Though I’m calling bullshit on the lack of swastika cock-spewing Obamas in the art, I am happy to say the addition of Voetsek and Despise You add a welcome dose of estrogen to what had previously been largely a boys only club (Spoonful of Vicodin excepted).
To try to single out a song or two to give you a taste of this one would be futile, so I’m just going to turn it over to Deathgrindfreak who’s already agreed to share his copy with the world.
[Full disclosure: Population Reduction kindly provided me with a review copy.]

Monday, October 4, 2010

G&P Review: Abscess/Population Reduction

Abscess/Population Reduction
Split
Tank Crimes
Heretical confession time.
Most of what’s considered classic American death metal – the shit I supposedly grew up with – bores the ever living fuck out of me. Morbid Angel can’t hold my attention (but I love Vader, so figure that one out). I listened to Cause of Death for the first time in about a decade the other day and once was pretty much enough to remind me why I sold my copy years ago. Death’s wankery bores me to tears (and I hate, Hate, HATE Chuck Schuldiner’s voice). Deicide, beyond pointing and laughing, does nothing for me. Ditto Cannibal Corpse.
The exception that always proved that rule was Autopsy, whose doomy deathy creepy crawly goodness on Mental Funeral ranks right up there with Winter for me as landmark “whoa, wait, WTF?” albums that turned me on to doom. So it’s kind of a surprise to me that I hadn’t bothered to check out Chris Reifert et al’s post-Autopsy scum punk project Abscess until now when they’ve called it quits.
Maybe I wouldn’t have waited so long if somebody had told me Abscess sorta sound like dearly departed Texan weirdoes Dead Horse (anybody remember them?). But here they are on this old-meets-new split from last year with the similarly demented Population Reduction. It’s a nice match because both bands seem to make a career out of being bizarrely provocative without devolving into cheap and tired gore tirades. Abscess queasily bookend their half of the split with “Nausea Without End” and an out of left field cover of the Pepto Bismol jingle. Everything between is just beer drenched insanity.

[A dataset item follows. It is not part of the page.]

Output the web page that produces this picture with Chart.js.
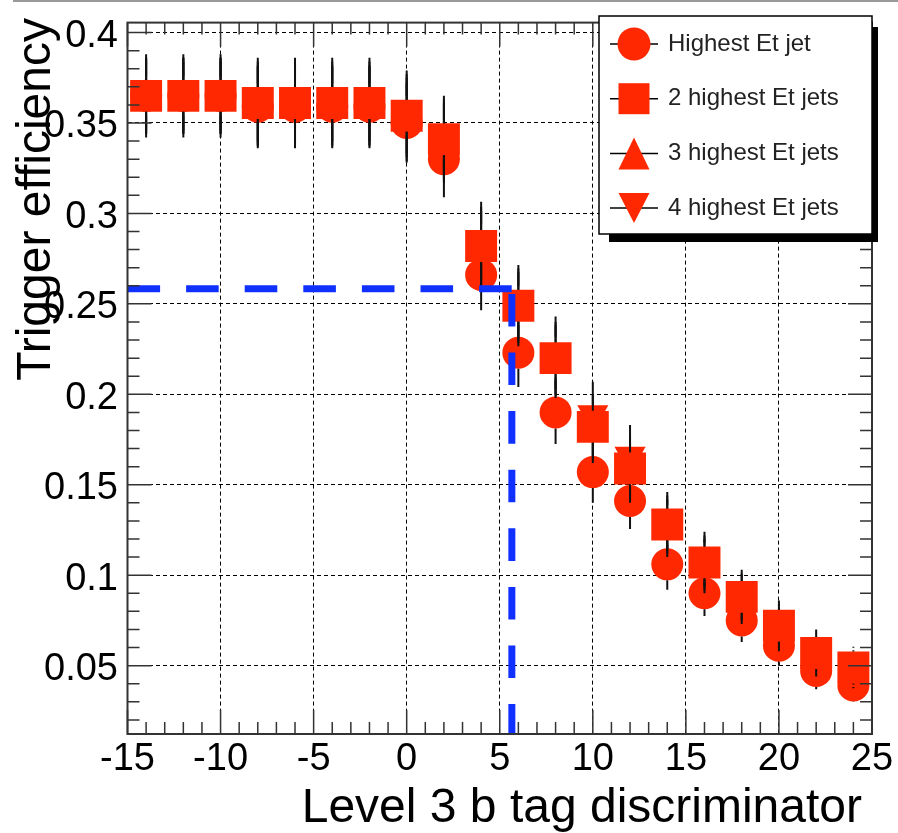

Abscess – “The World Insane”

As for Population Reduction, their resin-caked thrash/grind amalgam snaps, crackles and pops as they launch hilariously titled diatribes your way on “Babies are Assholes” and “Art Fucking Sucks.”

Population Reduction – “In With the Old, Out With the Cold”


Quirky, demented and listenable. That’s all I really ask.

[Full disclosure: Population Reduction kindly provided me with a review copy.]